Developing the system
A detection instrument that is going to be used in a permanent subsea deployment must have low power requirements, but it also must be highly sensitive. Ideally, a system should require a maximum power of less than 10 watts and run over a low-bandwidth communications channel. Typically, the communications are MODBUS or preferably CAN Open for compatibility with the Subsea Instrumentation Interface Standard.

Hydrocarbons and some hydraulic fluids have specific fluorescence signatures that can be targeted by the detector. This sample fluorescence spectrum shows a North Sea crude oil sample with 365 and 405 nm LED excitation. The visible spectrum is shown for reference.

To achieve these requirements, the new FMC system uses recent developments in high-power LED technology that provide high output power and efficiency at wavelengths that are suitable for effective excitation of hydrocarbon fluorescence at 365 and 405 nm. These new LED devices can emit more than 200 milliwatts with electrical to optical efficiencies approaching 15%. When combined with efficient electronics for signal processing systems, a practical leak detection instrument can be realized with a total power consumption of less than 10 watts. The instrumentis housed in a pressure enclosure rated for a maximum working depth of 9,842 ft. The system also can be fitted with a camera that can be turned on following an alarm signal from the leak detector. The camera provides a visual record of the leak location and can eliminate the need to mobilize an ROV to confirm the presence of a leak.

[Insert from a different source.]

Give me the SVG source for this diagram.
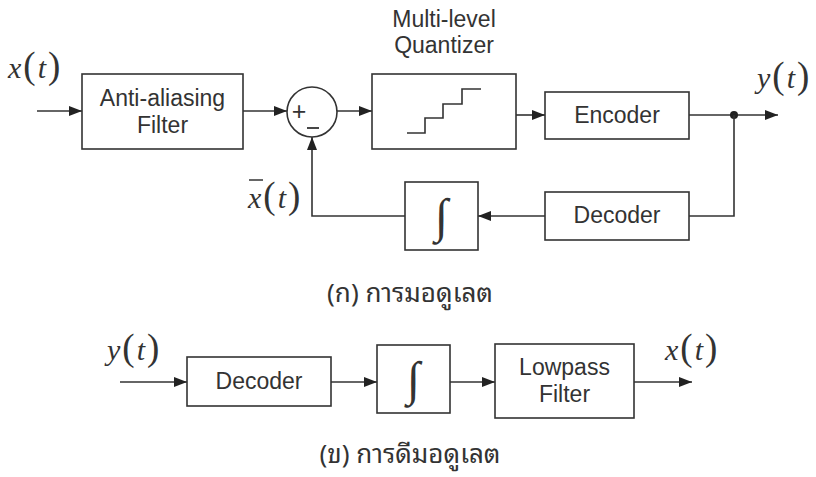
<svg xmlns="http://www.w3.org/2000/svg" width="816" height="477" viewBox="0 0 816 477">
<style>
.box{fill:#fff;stroke:#333;stroke-width:1.6}
.lbl{font-family:"Liberation Sans",Arial,sans-serif;font-size:23px;fill:#333;text-anchor:middle}
.wire{fill:none;stroke:#333;stroke-width:1.6}
.math{font-family:"Liberation Serif","Times New Roman",serif;fill:#333}
.v{font-style:italic;font-size:30px}
.p{font-size:37px}
.int{font-family:"Liberation Serif","DejaVu Serif",serif;font-size:48px;fill:#333;text-anchor:middle}
.cap{font-family:"Noto Sans Thai Looped","Loma","Noto Serif Thai","Noto Sans Thai","DejaVu Sans",sans-serif;font-size:26px;fill:#333;text-anchor:middle}
</style>
<defs>
<marker id="ah" markerUnits="userSpaceOnUse" markerWidth="13" markerHeight="10" refX="13" refY="5" orient="auto">
<path d="M0,0 L13,5 L0,10 z" fill="#222"/>
</marker>
</defs>
<rect width="816" height="477" fill="#fff"/>

<g id="connectors">
<path class="wire" d="M37,111 H82" marker-end="url(#ah)"/>
<path class="wire" d="M243,111 H287" marker-end="url(#ah)"/>
<path class="wire" d="M337,111 H372" marker-end="url(#ah)"/>
<path class="wire" d="M516,115 H545" marker-end="url(#ah)"/>
<path class="wire" d="M689,115 H778" marker-end="url(#ah)"/>
<circle cx="734" cy="115" r="4" fill="#222"/>
<path class="wire" d="M734,115 V216 H689"/>
<path class="wire" d="M545,216 H478" marker-end="url(#ah)"/>
<path class="wire" d="M405,216 H312 V137" marker-end="url(#ah)"/>
<path class="wire" d="M120,382 H187" marker-end="url(#ah)"/>
<path class="wire" d="M331,382 H377" marker-end="url(#ah)"/>
<path class="wire" d="M450,382 H495" marker-end="url(#ah)"/>
<path class="wire" d="M634,382 H692" marker-end="url(#ah)"/>
</g>

<g id="x_in">
<text class="math" x="8" y="78"><tspan class="v">x</tspan><tspan class="p" dx="2">(</tspan><tspan class="v" dx="2">t</tspan><tspan class="p" dx="2">)</tspan></text>
</g>

<g id="antialias">
<rect class="box" x="82" y="74" width="161" height="75"/>
<text class="lbl" x="162.5" y="106">Anti-aliasing</text>
<text class="lbl" x="162.5" y="133">Filter</text>
</g>

<g id="summer">
<circle cx="312" cy="112" r="25" fill="#fff" stroke="#333" stroke-width="1.6"/>
<text class="lbl" x="299" y="120" style="font-size:25px">+</text>
<path d="M307,128 H319" stroke="#333" stroke-width="1.8"/>
</g>

<g id="quantizer">
<text class="lbl" x="444" y="27">Multi-level</text>
<text class="lbl" x="444" y="53">Quantizer</text>
<rect class="box" x="372" y="74" width="144" height="75"/>
<path class="wire" d="M407,133 H425 V118 H443 V104 H462 V89 H481"/>
</g>

<g id="encoder">
<rect class="box" x="545" y="92" width="144" height="47"/>
<text class="lbl" x="617" y="123">Encoder</text>
</g>

<g id="y_out">
<text class="math" x="757" y="88"><tspan class="v">y</tspan><tspan class="p" dx="2">(</tspan><tspan class="v" dx="2">t</tspan><tspan class="p" dx="2">)</tspan></text>
</g>

<g id="decoder_fb">
<rect class="box" x="545" y="192" width="144" height="48"/>
<text class="lbl" x="617" y="223">Decoder</text>
</g>

<g id="integrator_fb">
<rect class="box" x="405" y="182" width="73" height="68"/>
<text class="int" x="441.5" y="232">∫</text>
</g>

<g id="xbar">
<text class="math" x="248" y="208"><tspan class="v">x</tspan><tspan class="p" dx="2">(</tspan><tspan class="v" dx="2">t</tspan><tspan class="p" dx="2">)</tspan></text>
<path d="M249,180 H263" stroke="#333" stroke-width="1.5"/>
</g>

<g id="caption_a">
<text class="cap" x="410" y="302">(ก) การมอดูเลต</text>
</g>

<g id="y_in">
<text class="math" x="107" y="360"><tspan class="v">y</tspan><tspan class="p" dx="2">(</tspan><tspan class="v" dx="2">t</tspan><tspan class="p" dx="2">)</tspan></text>
</g>

<g id="decoder">
<rect class="box" x="187" y="357" width="144" height="49"/>
<text class="lbl" x="259" y="389">Decoder</text>
</g>

<g id="integrator">
<rect class="box" x="377" y="345" width="73" height="68"/>
<text class="int" x="413.5" y="395">∫</text>
</g>

<g id="lowpass">
<rect class="box" x="495" y="344" width="139" height="74"/>
<text class="lbl" x="564.5" y="375">Lowpass</text>
<text class="lbl" x="564.5" y="402">Filter</text>
</g>

<g id="x_out">
<text class="math" x="665" y="360"><tspan class="v">x</tspan><tspan class="p" dx="2">(</tspan><tspan class="v" dx="2">t</tspan><tspan class="p" dx="2">)</tspan></text>
</g>

<g id="caption_b">
<text class="cap" x="410" y="463">(ข) การดีมอดูเลต</text>
</g>
</svg>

The system has been designed for compatibility with existing subsea control modules and is suitable for retrofit applications. Because it enables early detection of small leaks and the ability to monitor the evolution of leak rate with time, this leak detection system is an important tool that allows operators to comply with environmental requirements, enabling early intervention when necessary and in the end, optimizing subsea production.